Sundance 2022 Review: ALICE, A Misfire By Any Other Name
Keke Palmer, Common and Jonny Lee Miller star in a drama, directed by Krystin Ver Linden.
Every film festival, no matter how well-curated or well-programmed, has its shares of misfires, some festivals have fewer misfires than others.
Unfortunately, writer-director Krystin Ver Linden’s feature-length debut, Alice, an odd mix of historical recreation and Blaxploitation revenge tale, falls into the misfire category. Whether due to problems in conception (likely) or execution (even more likely), Alice never quite justifies its existence, overly relying on overly familiar, well-worn genre conventions (both history and Blaxploitation) without adding anything memorable, let alone provocative, challenging, or thought-provoking, at least not in any of the ways Ver Linden obviously intended for what she hopes will be the first film in a long career as a filmmaker.
Ver Linden spends an over-indulgent, overlong first act exploring the title character’s experiences in excruciating detail. Alice’s (Keke Palmer) limited world doesn’t extend beyond the boundaries of the Georgia plantation where Alice was born and raised as a domestic slave by a cruel, brutal Caucasian family, the Bennets.
Currently led by the villainous, Bible-quoting Paul (Jonny Lee Miller), the Bennets embrace slavery as their God-given right. As a “domestic,” Alice works in the literally white-washed mansion but sleeps in a run-down shack with her family, and Joseph (Gaius Charles).
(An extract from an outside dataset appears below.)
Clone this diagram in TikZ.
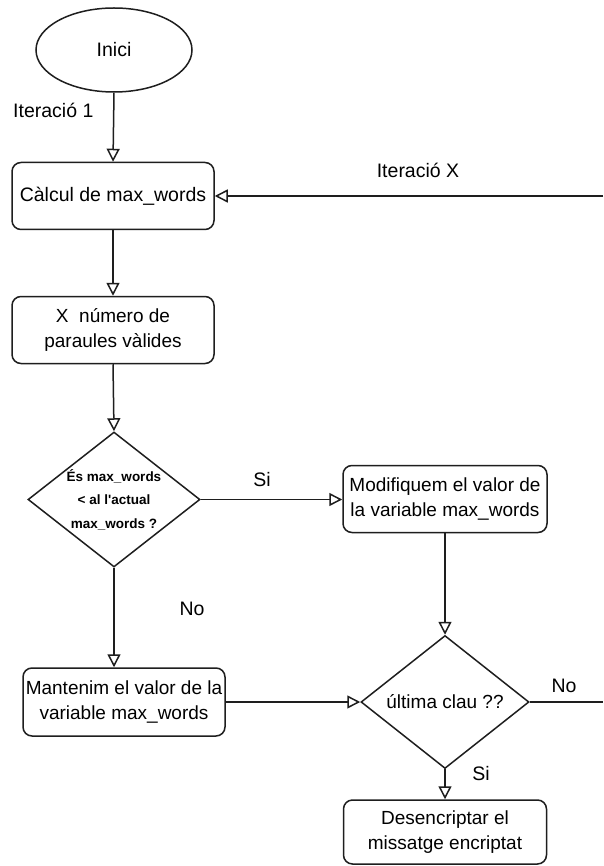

In a line emphasized several times, their unsanctioned wedding ceremony swaps out the “until death do us part” with “until distance do us part.”
That “distance” becomes real when Joseph, rebelling at Paul’s brutal behavior, attempts to escape, triggering Alice’s own desire to flee along with him. She doesn’t, but eventually does make it out of the plantation and straight to the freshly paved highway in 1973 Georgia, collapsing on the road before a tractor-trailer driven by Frank (Common) runs her over. There’s no time travel involved here, just an M. Night Shyamalan-inspired twist revelation (e.g., The Village) that the Bennet family (and others like them) refused to free their slaves at the end of the Civil War, continuing “traditions” going back centuries.
In a film stacked with increasingly unlikely, borderline absurd coincidences, Frank isn’t just another truck driver on his way from somewhere to somewhere else. He’s a disillusioned civil rights activist with stacks of books, photos, and related memorabilia at his home when, inevitably after Alice almost slips into a broken healthcare system that would treat her story of enslavement as a dangerous delusion, Alice falls under his care.
In an extended montage sequence shorn of dramatic tension or suspense, Alice gets an unlikely crash course on the last 100 years of American history, furiously reading encyclopedia entries (courtesy of the well-read Frank) on everything from the Civil War to the Emancipation Proclamation, and through the Civil Rights Movement and the reactionary presidency of Richard M. Nixon.
It’s not quite enough to turn Alice into an avenging angel eager to return to the plantation and free her people, but once she reads through a few copies of Black-centric magazines (Jet, Ebony) and watches Pam Grier in Coffy -- presumably her first theatrical experience -- she changes not just her physical appearance to match the times but becomes convinced that she’s ready to return to the plantation not as a slave, but as a liberator. What should be a rousing, thrilling, ultimately cathartic moment, though, is anything but, the likely result of limited resources and limited imagination.
Unfortunately, the same analysis can be applied to the entirety of Alice: It’s repeatedly undone by limited resources unequal to Ver Linden’s ambitions. Alice is also undone by a script that leans too heavily on increasingly unpersuasive plot turns, unnatural-sounding dialogue, and performances that regardless of commitment or effort, can’t elevate dialogue or script beyond Alice’s ultimately fatal faults.
Alice premiered Sunday, January 23, at the Sundance Film Festival.